III. God, the Author and Source of law, is one.—
1. He is unchangeable.
2. His unchangeableness the foundation of our comfort.
3. We should be unchangeable in faith, hope, love, good counsels, honest promises, and in the maintenance of true religion.—Perkins.
Galatians 3:19. The Use of the Law.
I. It is a standard to measure our defects.
II. It is a sword to pierce our conscience.
III. It is a seal to certify that we are in the way of grace.—Tholuck.
No Trust in Legal Prescriptions.—St. Paul, with the sledge-hammer force of his direct and impassioned dialectics, shattered all possibility of trusting in legal prescriptions, and demonstrated that the law was no longer obligatory on Gentiles. He had shown that the distinction between clean and unclean meats was to the enlightened conscience a matter of indifference, that circumcision was nothing better than a physical mutilation, that ceremonialism was a yoke with which the free, converted Gentile had nothing to do, that we are saved by faith and not by works, that the law was a dispensation of wrath and menace introduced for the sake of transgressions, that so far from being, as all the Rabbis asserted, the one thing on account of which the universe had been created, the Mosaic code only possessed a transitory, subordinate, and intermediate character, coming in, as it were in a secondary way, between the promise to Abraham and the fulfilment of that promise in the gospel of Christ.—Dean Farrar.

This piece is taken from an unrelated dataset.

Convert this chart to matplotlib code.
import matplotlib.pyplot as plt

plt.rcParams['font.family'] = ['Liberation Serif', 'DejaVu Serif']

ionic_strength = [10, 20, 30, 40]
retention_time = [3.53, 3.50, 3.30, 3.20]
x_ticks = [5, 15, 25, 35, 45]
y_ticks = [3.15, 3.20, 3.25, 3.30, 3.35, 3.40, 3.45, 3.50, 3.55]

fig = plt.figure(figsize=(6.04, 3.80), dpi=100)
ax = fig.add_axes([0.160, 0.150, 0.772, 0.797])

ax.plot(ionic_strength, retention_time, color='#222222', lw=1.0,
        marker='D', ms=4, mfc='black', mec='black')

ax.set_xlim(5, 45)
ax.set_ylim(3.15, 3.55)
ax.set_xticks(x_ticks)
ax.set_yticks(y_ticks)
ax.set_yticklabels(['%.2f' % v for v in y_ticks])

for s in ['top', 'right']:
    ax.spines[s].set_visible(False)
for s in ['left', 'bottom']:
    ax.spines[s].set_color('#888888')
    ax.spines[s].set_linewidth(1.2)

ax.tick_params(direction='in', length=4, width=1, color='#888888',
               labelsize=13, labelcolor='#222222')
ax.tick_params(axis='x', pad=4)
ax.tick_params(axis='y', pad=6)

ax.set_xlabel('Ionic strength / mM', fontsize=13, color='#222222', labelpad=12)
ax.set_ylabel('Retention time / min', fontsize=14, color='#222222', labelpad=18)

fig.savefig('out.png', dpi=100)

The Use of the Law under the Gospel.
I. The law never was intended to supersede the gospel as a means of life.
II. The most perfect edition of the gospel, so far from having abolished the least tittle of the moral law, has established it.
III. The use of the law.—
1. To constitute probation.
2. The law is our schoolmaster to bring us to Christ.
3. The law serves to give beauty and symmetry to the hidden man of the heart.

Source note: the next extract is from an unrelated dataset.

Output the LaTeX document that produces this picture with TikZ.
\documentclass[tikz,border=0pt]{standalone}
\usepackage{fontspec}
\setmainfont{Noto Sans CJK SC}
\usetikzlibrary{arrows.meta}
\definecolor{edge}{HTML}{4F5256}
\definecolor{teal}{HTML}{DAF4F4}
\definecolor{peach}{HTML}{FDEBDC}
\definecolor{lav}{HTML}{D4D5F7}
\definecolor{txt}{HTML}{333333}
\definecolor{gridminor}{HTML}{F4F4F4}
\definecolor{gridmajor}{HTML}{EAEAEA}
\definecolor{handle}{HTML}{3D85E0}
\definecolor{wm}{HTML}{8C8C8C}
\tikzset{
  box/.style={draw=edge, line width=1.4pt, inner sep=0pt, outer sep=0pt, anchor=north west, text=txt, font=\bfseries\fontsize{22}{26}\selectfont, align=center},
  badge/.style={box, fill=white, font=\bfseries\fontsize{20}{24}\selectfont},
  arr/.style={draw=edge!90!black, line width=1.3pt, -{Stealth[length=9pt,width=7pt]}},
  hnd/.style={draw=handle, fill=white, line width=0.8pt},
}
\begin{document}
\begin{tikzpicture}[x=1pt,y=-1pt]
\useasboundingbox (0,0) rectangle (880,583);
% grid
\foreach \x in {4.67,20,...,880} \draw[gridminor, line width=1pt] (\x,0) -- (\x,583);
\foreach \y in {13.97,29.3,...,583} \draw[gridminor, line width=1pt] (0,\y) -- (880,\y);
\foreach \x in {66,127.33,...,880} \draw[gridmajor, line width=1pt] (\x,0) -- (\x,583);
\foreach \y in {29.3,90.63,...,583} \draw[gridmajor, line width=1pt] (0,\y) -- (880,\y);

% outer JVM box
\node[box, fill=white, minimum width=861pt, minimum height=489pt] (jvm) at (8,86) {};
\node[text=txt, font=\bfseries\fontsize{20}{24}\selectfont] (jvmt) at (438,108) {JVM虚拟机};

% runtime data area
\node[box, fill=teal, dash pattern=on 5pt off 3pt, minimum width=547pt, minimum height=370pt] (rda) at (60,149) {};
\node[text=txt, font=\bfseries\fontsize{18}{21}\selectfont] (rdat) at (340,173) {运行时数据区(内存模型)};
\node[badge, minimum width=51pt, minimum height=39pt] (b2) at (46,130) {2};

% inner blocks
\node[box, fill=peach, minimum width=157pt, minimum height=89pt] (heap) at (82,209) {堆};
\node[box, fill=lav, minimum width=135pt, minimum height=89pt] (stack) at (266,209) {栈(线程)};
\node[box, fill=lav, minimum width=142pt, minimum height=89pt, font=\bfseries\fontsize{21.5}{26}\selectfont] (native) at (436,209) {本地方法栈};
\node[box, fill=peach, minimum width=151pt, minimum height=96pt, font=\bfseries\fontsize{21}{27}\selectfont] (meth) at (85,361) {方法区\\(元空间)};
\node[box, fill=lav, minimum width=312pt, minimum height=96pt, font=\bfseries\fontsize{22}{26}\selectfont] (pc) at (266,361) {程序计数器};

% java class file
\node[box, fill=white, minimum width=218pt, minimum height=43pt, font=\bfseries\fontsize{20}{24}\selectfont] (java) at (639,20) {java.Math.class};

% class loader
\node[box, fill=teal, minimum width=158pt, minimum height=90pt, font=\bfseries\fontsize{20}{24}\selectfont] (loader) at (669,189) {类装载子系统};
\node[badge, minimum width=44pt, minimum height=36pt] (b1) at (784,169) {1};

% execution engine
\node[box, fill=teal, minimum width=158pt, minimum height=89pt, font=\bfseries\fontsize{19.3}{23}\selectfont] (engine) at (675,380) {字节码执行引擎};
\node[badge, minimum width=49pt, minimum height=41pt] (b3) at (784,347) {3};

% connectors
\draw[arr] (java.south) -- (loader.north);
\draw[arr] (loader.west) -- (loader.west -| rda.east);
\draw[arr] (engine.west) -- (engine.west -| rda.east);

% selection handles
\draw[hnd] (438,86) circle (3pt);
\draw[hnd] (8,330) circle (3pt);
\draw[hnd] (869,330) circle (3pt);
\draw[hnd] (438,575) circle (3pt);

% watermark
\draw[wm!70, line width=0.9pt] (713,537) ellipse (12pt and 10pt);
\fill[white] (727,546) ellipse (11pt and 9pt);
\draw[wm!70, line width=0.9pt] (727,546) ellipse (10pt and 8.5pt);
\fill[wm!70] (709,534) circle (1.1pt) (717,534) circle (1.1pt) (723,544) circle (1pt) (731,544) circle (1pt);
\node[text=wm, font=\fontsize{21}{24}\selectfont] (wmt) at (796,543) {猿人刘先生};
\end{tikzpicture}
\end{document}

4. To vindicate the conduct of our Judge in dooming the impenitent to eternal death.
Lessons.—
1. Since the law as a covenant has been superseded by a covenant better adapted to our guilty and helpless circumstances, let us make a proper use of the mercy, acquaint ourselves with its demands, and abound in the holiness it enjoins.

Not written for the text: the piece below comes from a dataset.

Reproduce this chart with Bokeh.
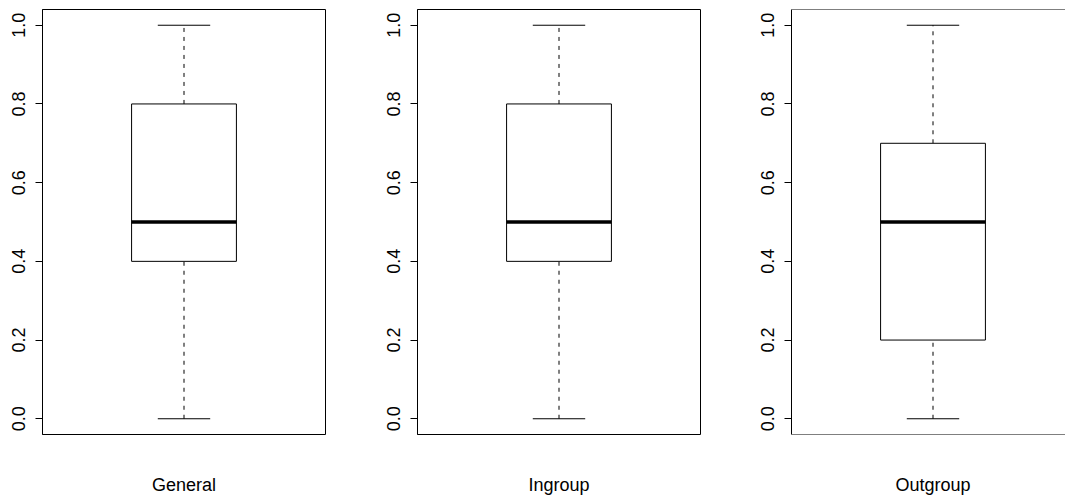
from bokeh.plotting import figure
from bokeh.layouts import row
from bokeh.models import Range1d, FixedTicker, PrintfTickFormatter, Span, LinearAxis
from bokeh.embed import file_html
from bokeh.resources import INLINE

# Five-number summaries for each group
groups = ["General", "Ingroup", "Outgroup"]
lower_whisker = [0.0, 0.0, 0.0]
q1 = [0.4, 0.4, 0.2]
median = [0.5, 0.5, 0.5]
q3 = [0.8, 0.8, 0.7]
upper_whisker = [1.0, 1.0, 1.0]
y_ticks = [0.0, 0.2, 0.4, 0.6, 0.8, 1.0]

FONT = "Liberation Sans"
BOX_HALF = 0.2
CAP_HALF = 0.1
PX_PER_UNIT = 283 / 1.08


def make_panel(i, width, left, right, clipped=False):
    frame_w = width - left - right
    x_end = 0.46 + frame_w / PX_PER_UNIT
    p = figure(width=width, height=499, output_backend="svg", toolbar_location=None,
               x_range=Range1d(0.46, x_end), y_range=Range1d(-0.04, 1.04),
               min_border_left=left, min_border_right=right,
               min_border_top=9, min_border_bottom=65,
               x_axis_location=None)
    p.grid.visible = False
    p.background_fill_color = "white"
    p.border_fill_color = "white"
    if clipped:
        p.outline_line_color = None
        for loc in (-0.04, 1.04):
            p.add_layout(Span(location=loc, dimension="width",
                              line_color="black", line_width=1))
    else:
        p.outline_line_color = "black"
        p.outline_line_width = 1

    ax = p.yaxis[0]
    ax.ticker = FixedTicker(ticks=y_ticks)
    ax.formatter = PrintfTickFormatter(format="%.1f")
    ax.major_label_orientation = "vertical"
    ax.major_label_text_font = FONT
    ax.major_label_text_font_size = "18px"
    ax.major_label_text_color = "black"
    ax.major_label_standoff = 10
    ax.major_tick_out = 7
    ax.major_tick_in = 0
    ax.minor_tick_out = 0
    ax.minor_tick_in = 0
    ax.major_tick_line_color = "black"
    ax.axis_line_color = "black"

    c = 1.0
    # group name under the panel, placed at the box centre
    xa = LinearAxis(ticker=FixedTicker(ticks=[c]), major_label_overrides={c: groups[i]},
                    axis_line_color=None, major_tick_line_color=None,
                    minor_tick_line_color=None, major_tick_out=0, major_tick_in=0,
                    major_label_standoff=40, major_label_text_font=FONT,
                    major_label_text_font_size="18px", major_label_text_color="black")
    p.add_layout(xa, "below")

    # whiskers
    p.segment(x0=[c, c], y0=[lower_whisker[i], q3[i]], x1=[c, c], y1=[q1[i], upper_whisker[i]],
              line_color="black", line_width=1, line_dash="4 5")
    # caps
    p.segment(x0=[c - CAP_HALF, c - CAP_HALF], y0=[lower_whisker[i], upper_whisker[i]],
              x1=[c + CAP_HALF, c + CAP_HALF], y1=[lower_whisker[i], upper_whisker[i]],
              line_color="black", line_width=1)
    # box
    p.quad(left=[c - BOX_HALF], right=[c + BOX_HALF], bottom=[q1[i]], top=[q3[i]],
           fill_color="white", line_color="black", line_width=1)
    # median
    p.segment(x0=[c - BOX_HALF], y0=[median[i]], x1=[c + BOX_HALF], y1=[median[i]],
              line_color="black", line_width=3.3)
    return p


p1 = make_panel(0, 375, 42, 50)
p2 = make_panel(1, 375, 42, 50)
p3 = make_panel(2, 315, 41, 0, clipped=True)

layout = row(p1, p2, p3, spacing=0)
open("out.html", "w").write(file_html(layout, INLINE))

2. Mark those who set aside the law, shun their company, and pray for their repentance.—Iota.
Galatians 3:20. The Unity of God and His Purpose regarding Man.—
1. The covenant with Adam in his innocency was immediate, no mediator intervening to make them one; there was no disagreement betwixt them because of sin.
2. No man can attain heaven, or reap any advantage, except he be perfectly holy. God made no covenant of works with men on Mount Sinai, nor could they have reaped benefit from such a covenant as they were a sinful people, standing in need of a midsman betwixt God and them.
3. The Lord in all His dispensations is always one, and like to Himself without shadow of turning. If any plead a right to heaven by the merit of their works, God will abate nothing of what He did once prescribe and require of man in the covenant of works.—Fergusson.
An Effectual Mediator.—Edward III., after defeating Philip of France at Creçy, laid siege to Calais, which, after an obstinate resistance of a year, was taken. He offered to spare the lives of the inhabitants on condition that six of their principal citizens should be delivered up to him, with halters round their necks, to be immediately executed. When these terms were announced the rulers of the town came together, and the question was proposed, “Who will offer himself as an atonement for the city? Who will imitate Christ who gave Himself for the salvation of men?” The number was soon made up. On reaching the English camp they were received by the soldiers of Edward with every mark of commiseration. They appeared before the king. “Are these the principal inhabitants of Calais?” he inquired sternly. “Of France, my lord,” they replied. “Lead them to execution.” At this moment the queen arrived. She was informed of the punishment about to be inflicted on the six victims. She hastened to the king and pleaded for their pardon. At first he sternly refused, but her earnestness conquered, and the king yielded. When we submit our hearts as captives to the Father, and feel that we are condemned and lost, we have an effectual Mediator who stays the hand of justice.